The United States could also signal its willingness to give up
its own nuclear ambitions, such as the program now underway to
develop new nuclear weapons for battlefield use. As long as other
countries think the United States is just trying to preserve its
nuclear hegemony, some nations will rise to challenge that
arrangement. We all have to be moving away from nuclear weapons.
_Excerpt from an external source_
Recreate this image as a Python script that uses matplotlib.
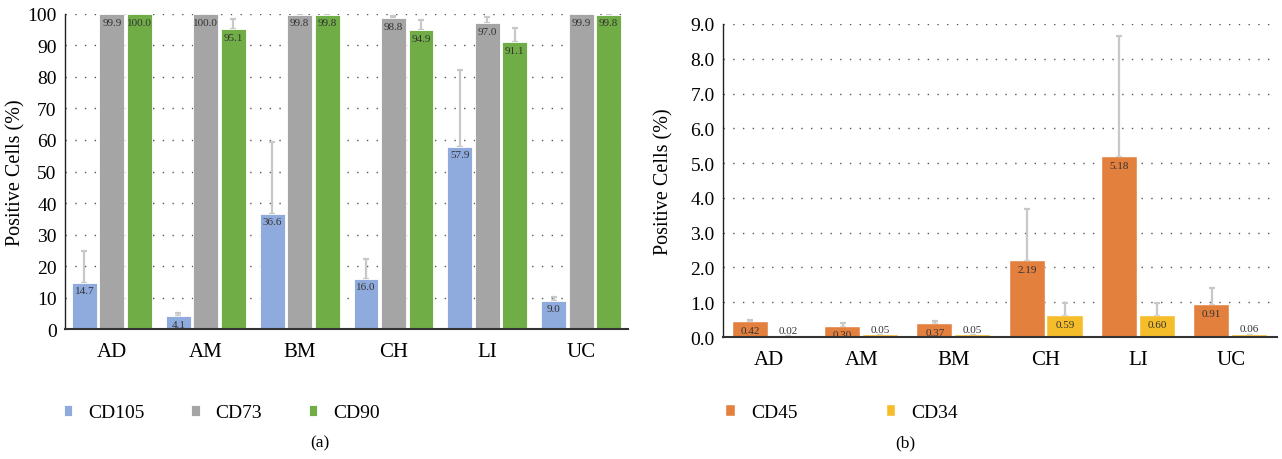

It cannot be just a US diktat that everyone else goes in one
direction while we go in another.
The good news is that this could all be done cheaply. We are
awash in bomb material . the plutonium and highly-enriched
uranium left over from the Cold War nuclear weapons binge. We are
not producing any more of this fissile material now and have no
need to in the future. We could work towards a global agreement
to end the production of these materials as part of a new,
global, nuclear deal. The Nunn-Lugar programs to secure and
eliminate nuclear stockpiles are cheap compared to other defense
programs. The United States now provides $1 billion a year to
these efforts, but many proliferation experts believe the United
States should triple that spending. For the price of three weeks
of operations in Iraq, we could make tremendous progress on
removing exactly the weapons and materials lying in often
poorly-guarded facilities that terrorists are most likely to
seek.
If President Bush backs up his speech with just a fraction of the
funds spent on other defense programs we would make some real
progress. But if he matches the demands he makes of other nations
with new commitments to cut US weapons stockpiles and stores of
bomb material, he could have a program that many would beat a
path to his door to buy.
Joseph Cirincione is Director of the Non-Proliferation Project at
the Carnegie Endowment for International Peace.